Affordable housing champion Project for Pride in Living (PPL) announced it will sell 83 of its smallest apartment buildings to budding property developers and train them on property management skills.
PPL’s RE-Seed Program is believed to be the first of its kind in the state, blending the nonprofit’s affordable housing mission with its other goal of improving low-income communities.
Combined, the 83 properties are estimated to be worth nearly $50 million.
“We have been talking about this for a year. This is brand new for us. And we are pretty excited,” said Karla Henderson, PPL’s senior vice president of housing. “This is about building generational wealth.”

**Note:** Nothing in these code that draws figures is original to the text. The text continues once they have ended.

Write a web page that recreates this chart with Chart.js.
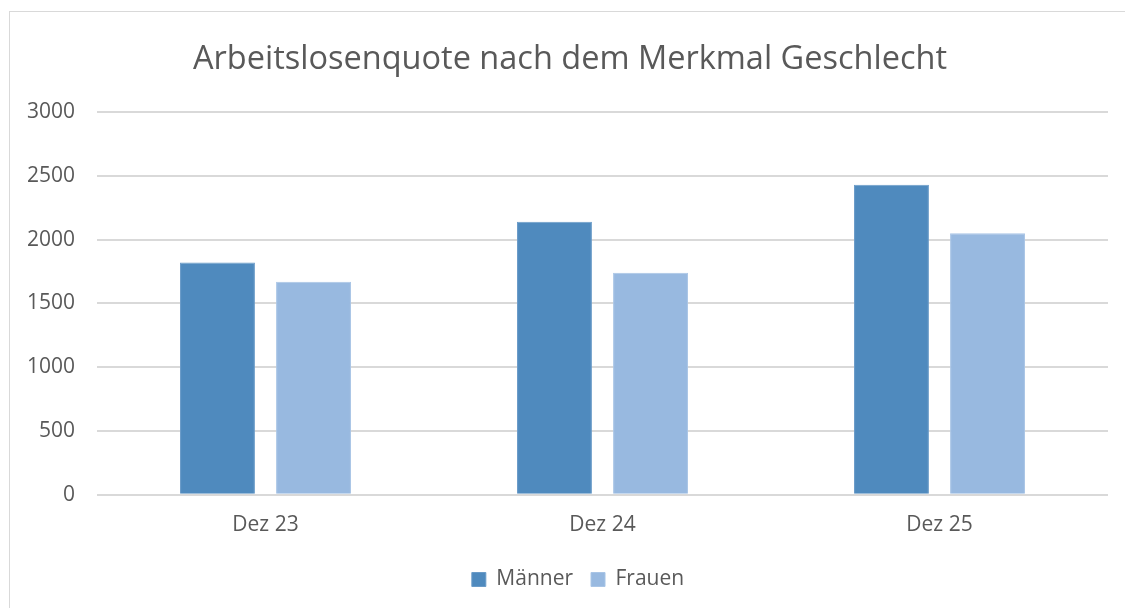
<!DOCTYPE html>
<html>
<head>
<meta charset="utf-8">
<script src="https://cdn.jsdelivr.net/npm/chart.js@4"></script>
<style>
  html, body { margin: 0; padding: 0; background: #fff; overflow: hidden; }
  #frame {
    position: absolute; left: 9px; top: 11px; width: 1200px; height: 620px;
    border: 1px solid #d9d9d9; box-sizing: border-box;
  }
  #wrap { position: absolute; left: 0; top: 0; width: 1125px; height: 608px; }
</style>
</head>
<body>
<div id="frame"></div>
<div id="wrap"><canvas id="chart"></canvas></div>
<script>
const categories = ["Dez 23", "Dez 24", "Dez 25"];
const maenner = [1820, 2140, 2430];
const frauen = [1670, 1740, 2050];
const yTicks = [0, 500, 1000, 1500, 2000, 2500, 3000];

const textColor = "#595959";
const font = "'Open Sans', sans-serif";

// title and legend sit a bit right of centre in the original
const shiftBlocks = {
  id: "shiftBlocks",
  afterLayout(chart) {
    chart.titleBlock.left += 16;
    chart.titleBlock.right += 16;
    chart.legend.left += 24;
    chart.legend.right += 24;
  },
};

const ctx = document.getElementById("chart").getContext("2d");

new Chart(ctx, {
  type: "bar",
  data: {
    labels: categories,
    datasets: [
      {
        label: "Männer",
        data: maenner,
        backgroundColor: "#4f8abe",
        borderColor: "#6a9bc8",
        borderWidth: 1,
      },
      {
        label: "Frauen",
        data: frauen,
        backgroundColor: "#98b9e0",
        borderColor: "#a9c5e6",
        borderWidth: 1,
      },
    ],
  },
  options: {
    responsive: true,
    maintainAspectRatio: false,
    animation: false,
    devicePixelRatio: 1,
    layout: { padding: { left: 0, right: 17, top: 40, bottom: 8 } },
    categoryPercentage: 0.57,
    barPercentage: 0.78,
    plugins: {
      title: {
        display: true,
        text: "Arbeitslosenquote nach dem Merkmal Geschlecht",
        color: textColor,
        font: { family: font, size: 32.5, weight: "normal" },
        padding: { top: 0, bottom: 33 },
      },
      legend: {
        position: "bottom",
        labels: {
          color: textColor,
          font: { family: font, size: 21 },
          boxWidth: 14,
          boxHeight: 14,
          padding: 18,
        },
      },
      tooltip: { enabled: false },
    },
    scales: {
      x: {
        grid: { display: false },
        border: { display: false },
        afterFit: (s) => { s.height += 3; },
        ticks: { color: textColor, font: { family: font, size: 21 }, padding: 10 },
      },
      y: {
        min: 0,
        max: 3000,
        afterBuildTicks: (s) => { s.ticks = yTicks.map((v) => ({ value: v })); },
        afterFit: (s) => { s.width = 97; },
        grid: { color: "#d9d9d9", lineWidth: 2, drawTicks: false },
        border: { display: false },
        ticks: {
          color: textColor,
          font: { family: font, size: 21 },
          padding: 22,
          callback: (v) => String(v),
        },
      },
    },
  },
  plugins: [shiftBlocks],
});
</script>
</body>
</html>
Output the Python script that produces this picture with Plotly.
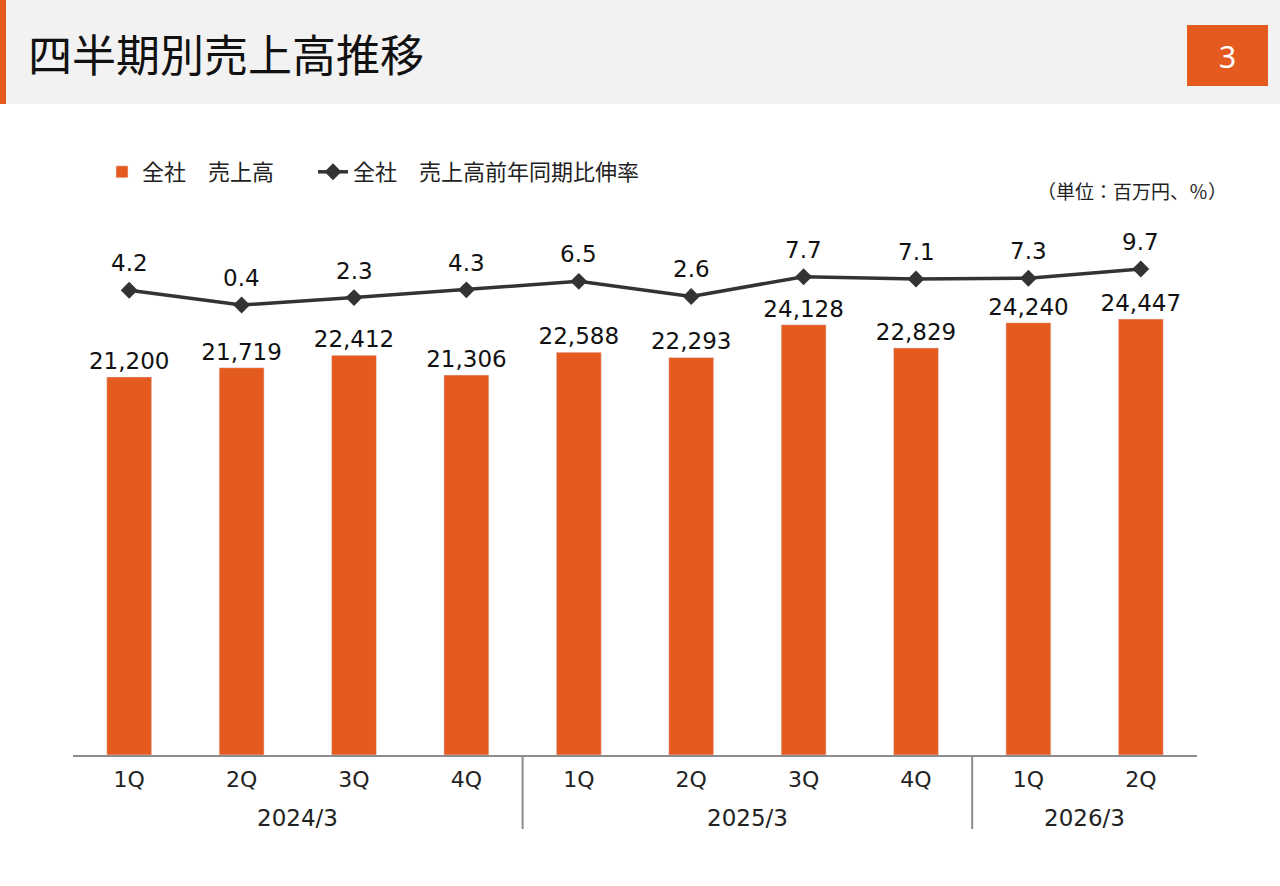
import plotly.graph_objects as go

# ---- data ----
quarters = ["1Q", "2Q", "3Q", "4Q", "1Q", "2Q", "3Q", "4Q", "1Q", "2Q"]
fiscal_years = ["2024/3", "2024/3", "2024/3", "2024/3",
                "2025/3", "2025/3", "2025/3", "2025/3",
                "2026/3", "2026/3"]
sales = [21200, 21719, 22412, 21306, 22588, 22293, 24128, 22829, 24240, 24447]
yoy_growth = [4.2, 0.4, 2.3, 4.3, 6.5, 2.6, 7.7, 7.1, 7.3, 9.7]

bar_name = "全社\u3000売上高"
line_name = "全社\u3000売上高前年同期比伸率"
title_text = "四半期別売上高推移"
page_no = "3"
unit_text = "（単位：百万円、％）"

ORANGE = "#E55A1F"
DARK = "#333333"
W, H = 1280, 886
ML, MR, MT, MB = 73, 83, 220, 131
PW, PH = W - ML - MR, H - MT - MB

NUM_FONT = "DejaVu Sans, Noto Sans CJK JP"
JP_FONT = "Noto Sans CJK JP"

def px_x(x):
    return (x - ML) / PW

def px_y(y):
    return (H - MB - y) / PH

xs = list(range(len(sales)))

fig = go.Figure()
fig.add_trace(go.Bar(
    x=xs, y=sales, name=bar_name, marker_color=ORANGE, width=0.4,
    text=[f"{v:,}" for v in sales], textposition="outside", constraintext="none",
    textfont=dict(family=NUM_FONT, size=23, color="#111111"),
    cliponaxis=False, legend="legend",
))
fig.add_trace(go.Scatter(
    x=xs, y=yoy_growth, name=line_name, yaxis="y2", mode="lines+markers",
    line=dict(color=DARK, width=3.5),
    marker=dict(symbol="diamond", size=13, color=DARK),
    legend="legend2",
))

annotations = []
for i, v in zip(xs, yoy_growth):
    annotations.append(dict(x=i, y=v, xref="x", yref="y2", text=f"{v}",
                            showarrow=False, yshift=27,
                            font=dict(family=NUM_FONT, size=23, color="#111111")))

# fiscal year group labels and dividers
groups = []
for i, fy in enumerate(fiscal_years):
    if not groups or groups[-1][0] != fy:
        groups.append([fy, i, i])
    else:
        groups[-1][2] = i
shapes = []
for gi, (fy, s, e) in enumerate(groups):
    annotations.append(dict(x=(s + e) / 2, y=px_y(818), xref="x", yref="paper",
                            text=fy, showarrow=False, yanchor="middle",
                            font=dict(family=NUM_FONT, size=23, color="#222222")))
    if gi > 0:
        shapes.append(dict(type="line", xref="x", yref="paper",
                           x0=s - 0.5, x1=s - 0.5, y0=0, y1=px_y(829),
                           line=dict(color="#8c8c8c", width=2)))

# header
shapes.append(dict(type="rect", xref="paper", yref="paper", layer="below",
                   x0=px_x(0), x1=px_x(W), y0=px_y(0), y1=px_y(104),
                   fillcolor="#f2f2f2", line=dict(width=0)))
shapes.append(dict(type="rect", xref="paper", yref="paper",
                   x0=px_x(0), x1=px_x(6), y0=px_y(0), y1=px_y(104),
                   fillcolor=ORANGE, line=dict(width=0)))
shapes.append(dict(type="rect", xref="paper", yref="paper",
                   x0=px_x(1187), x1=px_x(1268), y0=px_y(25), y1=px_y(86),
                   fillcolor=ORANGE, line=dict(width=0)))
annotations.append(dict(x=px_x(26), y=px_y(53), xref="paper", yref="paper",
                        text=title_text, showarrow=False, xanchor="left", yanchor="middle",
                        font=dict(family=JP_FONT, size=44, color="#111111")))
annotations.append(dict(x=px_x(1227.5), y=px_y(57), xref="paper", yref="paper",
                        text=page_no, showarrow=False, xanchor="center", yanchor="middle",
                        font=dict(family="Noto Sans", size=30, color="white")))
annotations.append(dict(x=px_x(1229), y=px_y(190), xref="paper", yref="paper",
                        text=unit_text, showarrow=False, xanchor="right", yanchor="middle",
                        font=dict(family=JP_FONT, size=19, color="#222222")))

legend_common = dict(orientation="h", yanchor="middle", xanchor="left",
                     font=dict(family=JP_FONT, size=22, color="#222222"),
                     bgcolor="rgba(0,0,0,0)", itemwidth=30)

fig.update_layout(
    width=W, height=H,
    margin=dict(l=ML, r=MR, t=MT, b=MB),
    plot_bgcolor="white", paper_bgcolor="white",
    showlegend=True,
    legend=dict(x=px_x(102), y=px_y(172), **legend_common),
    legend2=dict(x=px_x(313), y=px_y(172), **legend_common),
    xaxis=dict(tickmode="array", tickvals=xs, ticktext=quarters,
               range=[-0.5, len(xs) - 0.5], showgrid=False, zeroline=False,
               showline=True, linecolor="#8c8c8c", linewidth=2,
               ticks="", ticklabelstandoff=4,
               tickfont=dict(family=NUM_FONT, size=22, color="#222222")),
    yaxis=dict(range=[0, 30000], visible=False, showgrid=False),
    yaxis2=dict(range=[-115.9, 22.35], overlaying="y", visible=False, showgrid=False),
    annotations=annotations,
    shapes=shapes,
    bargap=0.6,
)

fig.write_html("out.html", config={"displayModeBar": False},
               post_script="document.body.style.margin='0';")
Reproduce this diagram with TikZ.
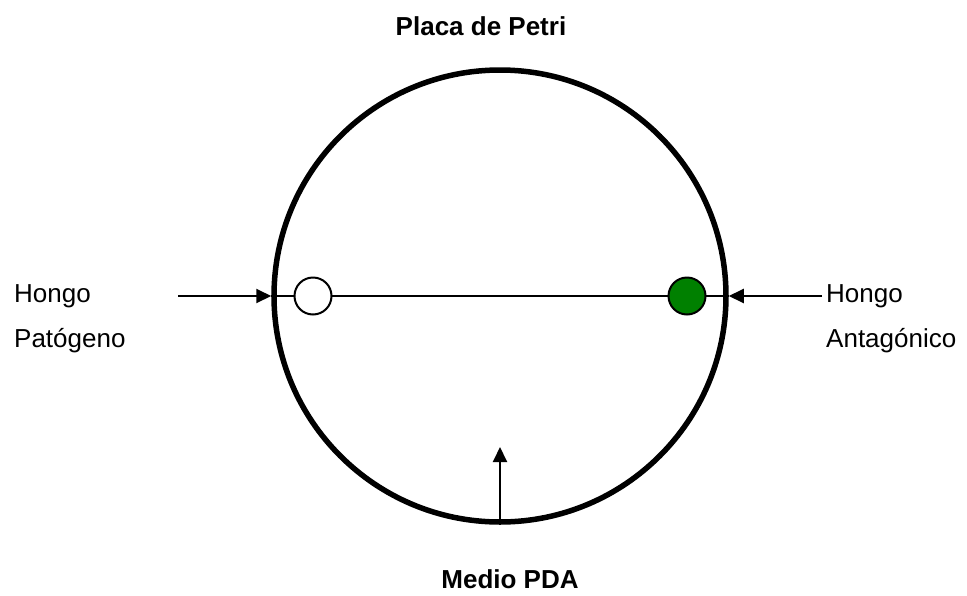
\documentclass[tikz,border=0pt]{standalone}
\usepackage{fontspec}
\setmainfont{Liberation Sans}
\usetikzlibrary{arrows.meta}

\tikzset{
  rotulo/.style={font=\fontsize{26}{45}\selectfont, inner sep=0pt, align=left},
  flecha/.style={line width=2pt, -{Triangle[length=15pt,width=14pt]}},
  hongo/.style={circle, draw, line width=2pt, minimum size=37pt, inner sep=0pt}
}

\begin{document}
\begin{tikzpicture}[x=1pt,y=-1pt]
  \useasboundingbox (0,0) rectangle (967,595);
  % placa
  \node[circle, draw, line width=5.5pt, minimum size=452pt, inner sep=0pt] (placa) at (500,296) {};
  \draw[line width=1.5pt] (placa.west) -- (placa.east);
  \node[hongo, fill=white] (patog) at (313,296) {};
  \node[hongo, fill=green!50!black] (antag) at (687,296) {};
  % rotulos
  \node[font=\fontsize{26}{30}\selectfont\bfseries, inner sep=0pt, anchor=base] (titulo) at (481,35) {Placa de Petri};
  \node[font=\fontsize{26}{30}\selectfont\bfseries, inner sep=0pt, anchor=base] (medio) at (510,588) {Medio PDA};
  \node[rotulo, anchor=base west] (izq) at (14,347) {Hongo\\Patógeno};
  \node[rotulo, anchor=base west] (der) at (826,347) {Hongo\\Antagónico};
  % flechas
  \coordinate (inicioIzq) at (178,296);
  \coordinate (inicioDer) at (822,296);
  \coordinate (puntaMedio) at (500,447);
  \draw[flecha] (inicioIzq) -- (placa.west);
  \draw[flecha] (inicioDer) -- (placa.east);
  \draw[flecha] (placa.south) -- (puntaMedio);
\end{tikzpicture}
\end{document}
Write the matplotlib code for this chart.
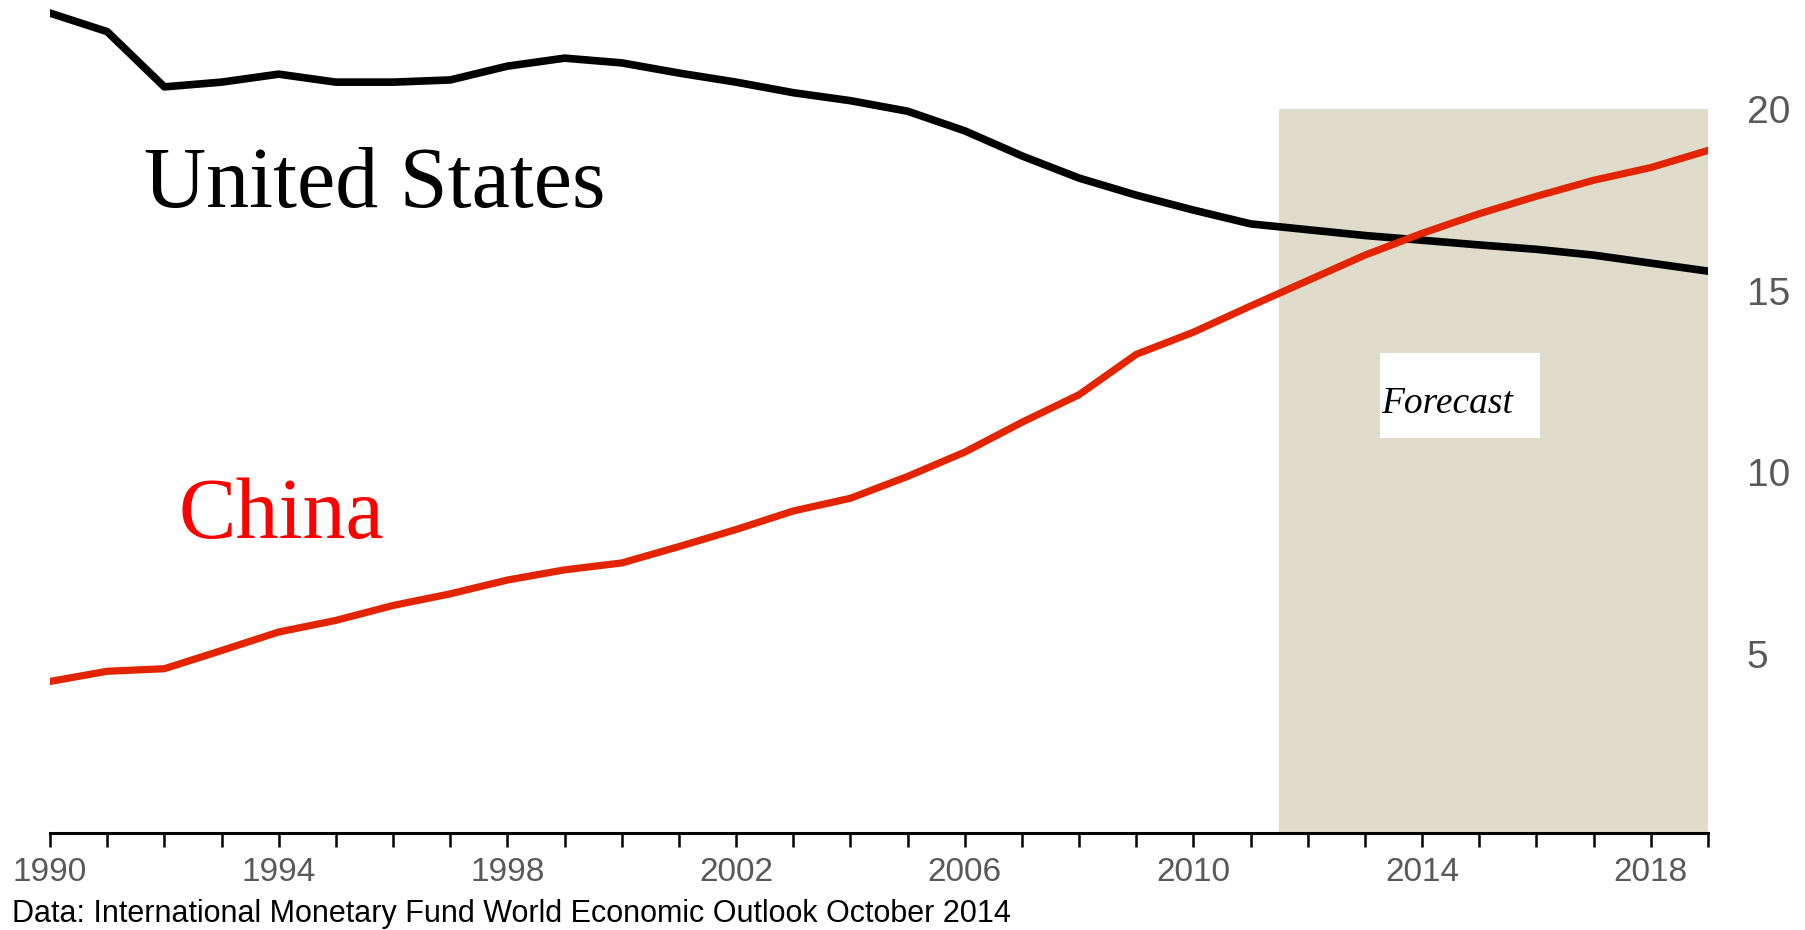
import matplotlib
matplotlib.use("Agg")
import matplotlib.pyplot as plt
from matplotlib import font_manager
from matplotlib.patches import Rectangle

# GDP share of world total (PPP), IMF WEO Oct 2014
years = list(range(1990, 2020))
us_share = [22.64, 22.13, 20.61, 20.74, 20.96, 20.74, 20.74, 20.80, 21.18, 21.40,
            21.27, 20.99, 20.74, 20.45, 20.23, 19.94, 19.40, 18.71, 18.10, 17.63,
            17.22, 16.84, 16.68, 16.52, 16.39, 16.26, 16.14, 15.98, 15.76, 15.54]
china_share = [4.25, 4.53, 4.60, 5.10, 5.61, 5.93, 6.34, 6.66, 7.04, 7.32,
               7.51, 7.96, 8.43, 8.94, 9.29, 9.89, 10.56, 11.38, 12.14, 13.25,
               13.86, 14.58, 15.28, 15.98, 16.58, 17.12, 17.60, 18.04, 18.39, 18.86]
x_labels = [1990, 1994, 1998, 2002, 2006, 2010, 2014, 2018]
y_ticks = [5, 10, 15, 20]
forecast_start = 2011.5
forecast_top = 20

fonts = font_manager.fontManager.ttflist
print(sorted(set((f.name, f.stretch) for f in fonts)))
condensed = [f.name for f in fonts if f.stretch not in ("normal", 500)]
narrow = "Liberation Sans"

fig = plt.figure(figsize=(18.06, 9.30), dpi=100)
ax = fig.add_axes([50 / 1806, 97 / 930, 1658 / 1806, 833 / 930])

ax.axvspan(forecast_start, 2019, ymin=0, ymax=(forecast_top - 0.08) / (23 - 0.08),
           color="#dfdccb", lw=0, zorder=0)
ax.add_patch(Rectangle((2013.26, 10.96), 2.8, 2.32, facecolor="white",
                       edgecolor="none", zorder=1))
ax.text(2013.28, 11.65, "Forecast", family="Liberation Serif", style="italic",
        fontsize=27, color="black", zorder=2)

ax.plot(years, us_share, color="black", lw=5.5, zorder=3)
ax.plot(years, china_share, color="#e32400", lw=5.2, zorder=3)

ax.text(1991.65, 17.31, "United States", family="Liberation Serif",
        fontsize=62, color="black")
ax.text(1992.25, 8.2, "China", family="Liberation Serif", fontsize=62,
        color="red")

ax.set_xlim(1990, 2019)
ax.set_ylim(0.08, 23)
ax.set_xticks(x_labels)
ax.set_xticks(years, minor=True)
ax.set_xticklabels([str(y) for y in x_labels], family=narrow, fontsize=24,
                   color="#595959")
ax.tick_params(axis="x", which="both", direction="out", length=10, width=1.8,
               color="black", pad=7)
ax.set_yticks(y_ticks)
ax.set_yticklabels([str(y) for y in y_ticks], family=narrow, fontsize=28,
                   color="#595959")
ax.yaxis.tick_right()
ax.tick_params(axis="y", length=0, pad=28)

for side in ["top", "left", "right"]:
    ax.spines[side].set_visible(False)
ax.spines["bottom"].set_linewidth(2.2)

fig.text(12 / 1806, 8 / 930,
         "Data: International Monetary Fund World Economic Outlook October 2014",
         family=narrow, fontsize=22, color="black")

fig.savefig("out.png", dpi=100)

The program will help PPL clear the books of its smallest two- to six-unit buildings, many of which were acquired during the banking and foreclosure crisis of 2008.
PPL has since used the properties to extend affordable housing options to families in St. Paul’s Frogtown neighborhood and the Ventura Village, Whittier, Phillips, Powderhorn, Near North, Folwell, Hawthorne and Camden neighborhoods of Minneapolis. A few of the properties are in New Hope.
All 83 will be sold in the next three years, PPL Chief Executive Paul Williams told a crowd of about 80 community members who gathered last week in Minneapolis to learn more about the program.
RE-Seed is designed to offer people who live in the area the chance to expand their existing small real estate property operations or to provide new developers in the area with training and the chance to buy well-maintained apartment buildings for the first time.